--- START OF Record excerpts ---

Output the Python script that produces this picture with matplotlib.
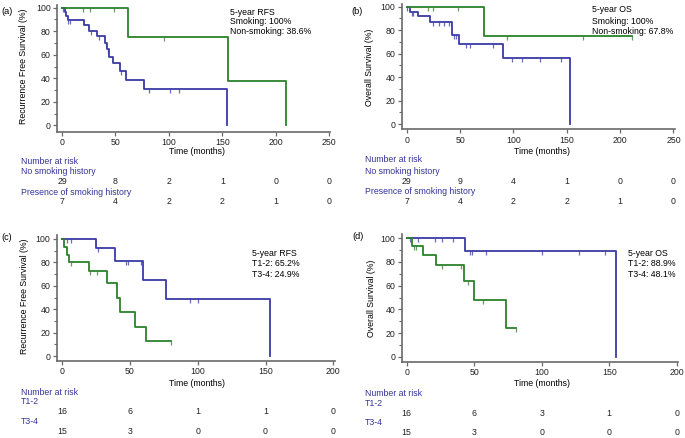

--- END OF Record excerpts ---
--- START OF Record excerpts ---

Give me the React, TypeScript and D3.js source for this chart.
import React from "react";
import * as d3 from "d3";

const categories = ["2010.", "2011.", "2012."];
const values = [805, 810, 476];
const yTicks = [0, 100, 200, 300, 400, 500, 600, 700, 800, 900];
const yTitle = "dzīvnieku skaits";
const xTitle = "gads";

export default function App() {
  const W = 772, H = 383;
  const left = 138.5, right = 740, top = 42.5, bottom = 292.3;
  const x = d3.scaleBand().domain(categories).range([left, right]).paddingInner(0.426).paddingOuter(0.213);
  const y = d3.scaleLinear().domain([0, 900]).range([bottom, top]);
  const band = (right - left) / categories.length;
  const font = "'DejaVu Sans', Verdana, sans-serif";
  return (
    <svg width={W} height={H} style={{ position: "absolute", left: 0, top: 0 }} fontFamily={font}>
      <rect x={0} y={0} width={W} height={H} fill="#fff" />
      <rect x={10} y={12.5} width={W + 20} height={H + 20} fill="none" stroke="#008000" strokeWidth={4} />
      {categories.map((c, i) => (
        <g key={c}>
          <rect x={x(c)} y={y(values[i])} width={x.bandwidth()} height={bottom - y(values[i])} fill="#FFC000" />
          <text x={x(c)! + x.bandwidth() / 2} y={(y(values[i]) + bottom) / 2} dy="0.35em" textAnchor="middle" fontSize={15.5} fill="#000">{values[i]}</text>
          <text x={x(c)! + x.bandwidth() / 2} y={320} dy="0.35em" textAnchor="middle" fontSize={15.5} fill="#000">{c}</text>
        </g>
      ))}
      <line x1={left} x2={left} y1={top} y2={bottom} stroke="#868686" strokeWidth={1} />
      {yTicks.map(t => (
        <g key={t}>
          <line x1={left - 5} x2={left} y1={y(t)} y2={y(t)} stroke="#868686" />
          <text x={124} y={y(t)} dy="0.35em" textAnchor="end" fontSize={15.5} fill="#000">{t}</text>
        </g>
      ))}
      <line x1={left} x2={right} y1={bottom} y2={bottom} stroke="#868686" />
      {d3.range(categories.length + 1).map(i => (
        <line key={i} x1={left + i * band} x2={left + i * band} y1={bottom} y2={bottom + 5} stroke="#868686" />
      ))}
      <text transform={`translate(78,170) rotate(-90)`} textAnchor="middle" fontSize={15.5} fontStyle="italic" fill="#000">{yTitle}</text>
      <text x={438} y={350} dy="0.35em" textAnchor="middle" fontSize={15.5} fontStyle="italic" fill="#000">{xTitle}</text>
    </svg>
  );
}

--- END OF Record excerpts ---
--- START OF Record excerpts ---

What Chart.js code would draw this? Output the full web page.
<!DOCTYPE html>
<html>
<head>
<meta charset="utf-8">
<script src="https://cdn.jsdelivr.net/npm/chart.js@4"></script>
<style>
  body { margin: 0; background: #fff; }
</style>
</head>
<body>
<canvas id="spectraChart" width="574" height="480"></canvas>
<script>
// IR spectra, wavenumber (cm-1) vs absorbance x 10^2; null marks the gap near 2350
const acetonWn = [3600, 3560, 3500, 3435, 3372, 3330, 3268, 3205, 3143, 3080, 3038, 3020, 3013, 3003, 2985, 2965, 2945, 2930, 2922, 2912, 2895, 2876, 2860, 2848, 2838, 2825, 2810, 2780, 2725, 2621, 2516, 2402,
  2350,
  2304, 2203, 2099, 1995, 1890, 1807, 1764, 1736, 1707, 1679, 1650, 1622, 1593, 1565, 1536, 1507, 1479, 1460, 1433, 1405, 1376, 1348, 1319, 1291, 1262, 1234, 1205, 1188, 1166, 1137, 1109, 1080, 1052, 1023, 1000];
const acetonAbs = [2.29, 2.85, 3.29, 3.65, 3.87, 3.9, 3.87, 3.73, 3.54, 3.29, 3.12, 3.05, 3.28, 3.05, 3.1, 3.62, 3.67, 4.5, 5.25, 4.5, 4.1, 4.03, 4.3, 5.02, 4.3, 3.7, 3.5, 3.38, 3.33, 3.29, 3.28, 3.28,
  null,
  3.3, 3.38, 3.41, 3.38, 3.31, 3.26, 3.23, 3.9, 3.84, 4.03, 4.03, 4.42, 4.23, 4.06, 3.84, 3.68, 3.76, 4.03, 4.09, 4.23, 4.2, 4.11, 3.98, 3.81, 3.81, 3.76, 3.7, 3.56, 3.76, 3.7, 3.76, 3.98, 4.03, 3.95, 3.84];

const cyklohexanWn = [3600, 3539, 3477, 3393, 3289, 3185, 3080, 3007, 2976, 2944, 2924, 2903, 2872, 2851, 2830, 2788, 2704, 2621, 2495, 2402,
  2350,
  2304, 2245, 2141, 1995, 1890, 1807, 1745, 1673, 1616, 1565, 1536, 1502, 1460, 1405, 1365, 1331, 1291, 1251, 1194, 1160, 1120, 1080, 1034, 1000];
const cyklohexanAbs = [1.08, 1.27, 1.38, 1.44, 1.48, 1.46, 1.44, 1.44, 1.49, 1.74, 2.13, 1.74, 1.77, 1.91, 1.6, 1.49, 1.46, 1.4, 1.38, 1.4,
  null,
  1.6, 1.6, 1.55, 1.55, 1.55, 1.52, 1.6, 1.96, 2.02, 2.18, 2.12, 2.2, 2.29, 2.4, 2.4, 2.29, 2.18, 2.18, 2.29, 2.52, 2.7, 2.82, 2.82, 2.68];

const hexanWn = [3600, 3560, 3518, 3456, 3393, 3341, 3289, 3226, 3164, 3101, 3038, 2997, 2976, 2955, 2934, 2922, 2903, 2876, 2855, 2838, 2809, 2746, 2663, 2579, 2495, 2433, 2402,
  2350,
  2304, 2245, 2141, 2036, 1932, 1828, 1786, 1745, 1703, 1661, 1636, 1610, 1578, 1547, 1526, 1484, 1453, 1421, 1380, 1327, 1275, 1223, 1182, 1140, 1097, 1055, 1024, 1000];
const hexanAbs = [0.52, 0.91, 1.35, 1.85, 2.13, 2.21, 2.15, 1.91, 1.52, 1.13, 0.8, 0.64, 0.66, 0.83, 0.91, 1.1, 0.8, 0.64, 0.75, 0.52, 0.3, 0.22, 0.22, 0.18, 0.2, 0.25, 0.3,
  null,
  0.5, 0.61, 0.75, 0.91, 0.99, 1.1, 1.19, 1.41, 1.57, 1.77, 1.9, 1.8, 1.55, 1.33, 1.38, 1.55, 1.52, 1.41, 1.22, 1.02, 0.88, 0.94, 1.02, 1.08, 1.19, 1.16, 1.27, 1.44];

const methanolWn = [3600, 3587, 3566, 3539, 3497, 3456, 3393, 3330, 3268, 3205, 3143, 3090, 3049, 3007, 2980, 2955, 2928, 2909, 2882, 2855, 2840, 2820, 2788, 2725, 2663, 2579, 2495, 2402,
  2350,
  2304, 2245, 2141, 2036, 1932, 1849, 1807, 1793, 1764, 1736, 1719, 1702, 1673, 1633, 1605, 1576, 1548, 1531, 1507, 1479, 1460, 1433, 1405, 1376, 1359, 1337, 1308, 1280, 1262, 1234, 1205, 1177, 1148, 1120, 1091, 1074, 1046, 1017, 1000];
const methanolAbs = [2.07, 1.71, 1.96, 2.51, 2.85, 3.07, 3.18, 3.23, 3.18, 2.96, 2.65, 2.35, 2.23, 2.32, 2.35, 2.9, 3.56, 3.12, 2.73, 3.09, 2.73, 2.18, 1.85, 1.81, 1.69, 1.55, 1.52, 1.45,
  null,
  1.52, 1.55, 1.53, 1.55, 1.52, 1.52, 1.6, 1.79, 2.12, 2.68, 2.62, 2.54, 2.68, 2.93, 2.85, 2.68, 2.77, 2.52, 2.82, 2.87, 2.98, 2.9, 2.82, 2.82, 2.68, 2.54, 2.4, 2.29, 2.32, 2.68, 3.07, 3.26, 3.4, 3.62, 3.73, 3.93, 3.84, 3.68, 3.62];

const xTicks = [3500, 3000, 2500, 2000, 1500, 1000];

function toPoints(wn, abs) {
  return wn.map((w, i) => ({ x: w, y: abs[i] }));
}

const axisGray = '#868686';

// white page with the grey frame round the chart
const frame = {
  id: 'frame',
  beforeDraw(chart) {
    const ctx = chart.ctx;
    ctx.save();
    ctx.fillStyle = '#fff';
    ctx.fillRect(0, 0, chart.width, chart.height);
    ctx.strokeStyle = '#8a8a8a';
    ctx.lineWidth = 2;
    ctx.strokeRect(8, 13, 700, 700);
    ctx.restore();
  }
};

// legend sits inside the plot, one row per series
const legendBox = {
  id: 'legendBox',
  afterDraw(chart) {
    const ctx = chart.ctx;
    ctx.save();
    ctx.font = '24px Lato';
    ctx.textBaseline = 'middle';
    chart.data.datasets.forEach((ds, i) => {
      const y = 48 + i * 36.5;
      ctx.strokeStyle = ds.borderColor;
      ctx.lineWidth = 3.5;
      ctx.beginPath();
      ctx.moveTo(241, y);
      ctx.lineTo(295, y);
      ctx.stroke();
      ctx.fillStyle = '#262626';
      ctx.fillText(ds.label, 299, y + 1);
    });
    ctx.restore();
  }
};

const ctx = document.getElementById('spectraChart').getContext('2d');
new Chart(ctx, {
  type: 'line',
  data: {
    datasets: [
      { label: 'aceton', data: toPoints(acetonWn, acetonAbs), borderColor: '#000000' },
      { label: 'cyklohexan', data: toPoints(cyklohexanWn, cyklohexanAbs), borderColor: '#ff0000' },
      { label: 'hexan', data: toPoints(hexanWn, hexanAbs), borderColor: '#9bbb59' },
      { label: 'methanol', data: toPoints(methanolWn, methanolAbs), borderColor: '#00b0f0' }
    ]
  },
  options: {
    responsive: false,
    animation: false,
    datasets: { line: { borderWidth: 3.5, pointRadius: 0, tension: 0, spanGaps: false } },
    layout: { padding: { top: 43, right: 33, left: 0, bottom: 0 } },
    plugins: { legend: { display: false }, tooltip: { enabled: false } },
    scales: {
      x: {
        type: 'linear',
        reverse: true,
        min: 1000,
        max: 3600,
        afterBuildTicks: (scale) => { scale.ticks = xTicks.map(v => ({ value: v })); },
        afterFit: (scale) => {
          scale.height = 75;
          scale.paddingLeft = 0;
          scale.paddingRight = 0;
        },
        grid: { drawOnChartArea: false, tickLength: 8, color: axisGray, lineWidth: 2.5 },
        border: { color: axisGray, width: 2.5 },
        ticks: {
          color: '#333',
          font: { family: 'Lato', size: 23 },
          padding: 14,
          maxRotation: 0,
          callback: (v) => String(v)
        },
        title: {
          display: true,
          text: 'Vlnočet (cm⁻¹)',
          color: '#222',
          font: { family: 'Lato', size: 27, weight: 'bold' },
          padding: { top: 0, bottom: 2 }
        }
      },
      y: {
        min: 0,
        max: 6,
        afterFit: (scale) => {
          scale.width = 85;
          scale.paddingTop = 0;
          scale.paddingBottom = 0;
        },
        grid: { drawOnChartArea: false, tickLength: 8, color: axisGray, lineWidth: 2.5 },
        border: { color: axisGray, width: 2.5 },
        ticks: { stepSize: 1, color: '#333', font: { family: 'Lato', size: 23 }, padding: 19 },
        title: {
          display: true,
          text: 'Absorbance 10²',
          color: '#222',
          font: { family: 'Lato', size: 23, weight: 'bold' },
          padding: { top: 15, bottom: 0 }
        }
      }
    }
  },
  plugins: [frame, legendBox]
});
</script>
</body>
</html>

--- END OF Record excerpts ---

■ **Your objective**
Answer only with how many lines in the records include "page".

■ **Worked solution**
2